In this paper, anatase titanium dioxide (TiO2) thin films ∼60 μm thick are fabricated using the electrospinning technique. The prepared thin films are composed of interconnected anatase TiO2 nanofibers. The transient electro-thermal technique, combined with a temperature–resistance calibration procedure, provides a full spectrum study which examines the relationship between the film’s thermal diffusivity, density and thermal conductivity. It is found that the annealing process significantly reduces the thermal diffusivity of the sample from 3.73 × 10–5 m2 s−1 to the order of 10–6 m2 s−1. The effective thermal diffusivity, conductivity and density of the films are 1.35–3.52 × 10–6 m2 s−1, 0.06–0.36 W m−1 K−1 and 25.8–373 kg m−3, respectively. These values are about one order of magnitude or more lower than the bulk property values. This difference is attributed to the loose interior structure and large concentration of vacancies. A microscale physical model is designed to explore the intrinsic thermal conductivity of the discrete TiO2 nanofibers that compose the films.
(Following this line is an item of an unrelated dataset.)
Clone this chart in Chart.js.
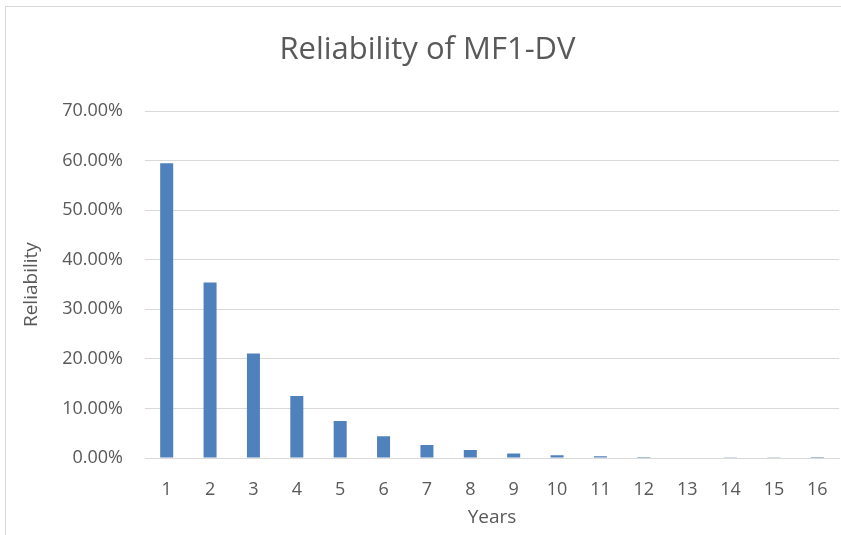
<!DOCTYPE html>
<html>
<head>
<meta charset="utf-8">
<script src="https://cdn.jsdelivr.net/npm/chart.js@4"></script>
<style>
  html, body { margin: 0; padding: 0; background: #fff; }
  #wrap { position: relative; width: 841px; height: 535px; }
  #frame { position: absolute; left: 5px; top: 6px; width: 850px; height: 540px; border: 1px solid #d9d9d9; }
  canvas { position: absolute; left: 0; top: 0; }
</style>
</head>
<body>
<div id="wrap">
  <div id="frame"></div>
  <canvas id="chart" width="841" height="535"></canvas>
</div>
<script>
// data
const years = ['1','2','3','4','5','6','7','8','9','10','11','12','13','14','15','16'];
const reliability = [0.595, 0.354, 0.211, 0.125, 0.0745, 0.044, 0.026, 0.016, 0.0093, 0.0055, 0.0033, 0.002, 0.0012, 0.0007, 0.0004, 0.0002];
const yTicks = [0, 0.1, 0.2, 0.3, 0.4, 0.5, 0.6, 0.7];

const fontFamily = "'Open Sans', 'Noto Sans', sans-serif";
const grey = '#595959';

onload = () => {
    const ctx = document.getElementById('chart');
    new Chart(ctx, {
        type: 'bar',
        data: {
            labels: years,
            datasets: [{
                label: 'Reliability',
                data: reliability,
                backgroundColor: '#4f81bd',
                borderWidth: 0,
                barPercentage: 0.3,
                categoryPercentage: 1
            }]
        },
        options: {
            responsive: false,
            animation: false,
            layout: { padding: { left: 16, right: 2, top: 30, bottom: 6 } },
            plugins: {
                legend: { display: false },
                tooltip: { enabled: false },
                title: {
                    display: true,
                    text: 'Reliability of MF1-DV',
                    color: grey,
                    font: { family: fontFamily, size: 31, weight: 'normal' },
                    padding: { top: 2, bottom: 42 }
                }
            },
            scales: {
                x: {
                    afterFit: axis => {
                        axis.height = 71;
                        axis.paddingLeft = 0;
                        axis.paddingRight = 0;
                    },
                    grid: { display: false, drawTicks: false },
                    border: { color: '#d9d9d9' },
                    ticks: { color: grey, font: { family: fontFamily, size: 18 }, padding: 21, maxRotation: 0 },
                    title: { display: true, text: 'Years', color: grey, font: { family: fontFamily, size: 19 }, padding: { top: 0, bottom: 0 } }
                },
                y: {
                    min: 0,
                    max: 0.7,
                    afterBuildTicks: axis => { axis.ticks = yTicks.map(v => ({ value: v })); },
                    afterFit: axis => { axis.width = 129; },
                    grid: { color: '#d9d9d9', lineWidth: 1, drawTicks: false },
                    border: { display: false },
                    ticks: {
                        color: grey,
                        font: { family: fontFamily, size: 18 },
                        padding: 22,
                        callback: v => (v * 100).toFixed(2) + '%'
                    },
                    title: { display: true, text: 'Reliability', color: grey, font: { family: fontFamily, size: 19 }, padding: { bottom: 0 } }
                }
            }
        }
    });
};
</script>
</body>
</html>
The calculated intrinsic thermal conductivity of the TiO2 nanofibers varies from 4.67 to 12.2 W m−1 K−1, which is comparable with the bulk thermal conductivity of 8.5 W m−1 K−1. The phonon mean free path calculation demonstrates that the nanofiber size has a negligible impact on the phonon transport. The major restriction on the heat transfer originates from the crystalline structure defect.